Mr Hosseini says the floor was originally constructed of baked bricks and lined with carpets donated by those who came to share the learning.


Sufism - or Islamic mysticism - was already enshrined here before Rumi's time and Mr Hosseini imagines that this corner of the town, by the madrassa, would have echoed to the sound of Sufi singing and prayer.


But, he says, it is unclear how widespread, or acceptable, practices such as music and dance were in the wider population.


When Rumi was barely out of his teens, Balkh was reduced to rubble by Genghis Khan's marauding Mongol invaders.


Rumi had fled in advance with his family and settled in Konya, now in Turkey.


After the murder of his close friend, a Persian wandering dervish called Shams-i-Tabriz, he was depressed for years but later wrote his greatest poetic work, the Mathnawi.


It describes the soul's separation from God and the mutual yearning to reunite.


With his injunctions of tolerance and love, he has universal appeal, says Abdul Qadir Misbah, a culture specialist in the Balkh provincial government.


"Whether a person is from East or West, he can feel the roar of Rumi," he says.


Great love


"When a religious scholar reads the Mathnawi, he interprets it religiously. And when sociologists study it, they say how powerful a sociologist Rumi was. When people in the West study it, they see that it's full of emotions of humanity."


The Sufi mystical tradition is not immediately apparent in modern Afghanistan.
But with Mr Hosseini's help, I traced a small group of eight Sufi musicians in the city of Mazar-e-Sharif whose great love is Rumi's poetry.


First there is a solo from Rumi's favoured instrument, the reed flute.



Then the flute player is joined by Mohammed Zakir, usually a shopkeeper, who fills the room with his powerful voice in interpreting the words "I'm a man who's not afraid of love; I'm a moth who's not afraid of burning".


In the third song, all the men join in with an extraordinary, percussive vocal sound which, Mr Zakir says, comes straight from the heart. It continues for nearly 10 intense minutes.


I meet Professor Abdulah Rohen, a local expert on the poet, who says that, regrettably, knowledge of Rumi - also known as Mawlana - has declined recently.


"Forty years ago the economic situation of the people was good. People would work in the summer time collecting food and would eat it in winter. In winter they were free. They would gather in mosques and sing Mawlana's poems.


'Disfavour'


"But in the past 10 or 15 years people's economic situation has deteriorated, so they are far from Mawlana."
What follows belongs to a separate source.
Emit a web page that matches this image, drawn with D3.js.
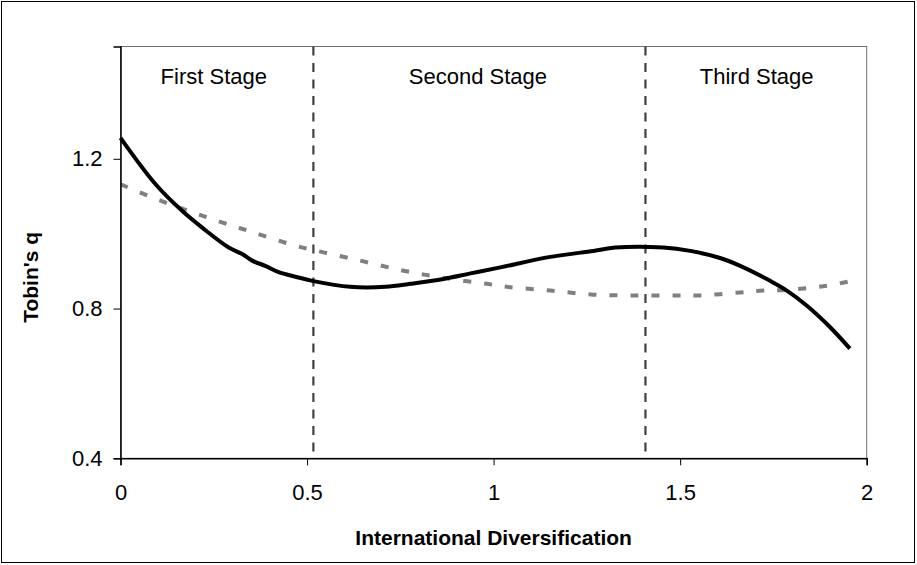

He says the advent of communism in Afghanistan brought poetry into disfavour because it was seen as backward-looking.



Then the Taleban attempted to crush Sufism and outlawed all music, but Prof Rohen says it has since regained huge popularity.


According to him, Rumi brought Sufi mysticism away from asceticism and into the heart of the people.


Many western fans of Rumi have secularised his message.


It was in fact a religious one; and, says Prof Rohen, Christians and Jews as well as Muslims flocked to his funeral.


I ask him to sum up the poet's message and he offers a quote.


"Mawlana says - if the sky is not in love, then it will not be so clear. If the sun is not in love, then it will not be giving any light. If the river is not in love, then it will be in silence, it will not be moving. If the mountains, the earth are not in love, then there will be nothing growing."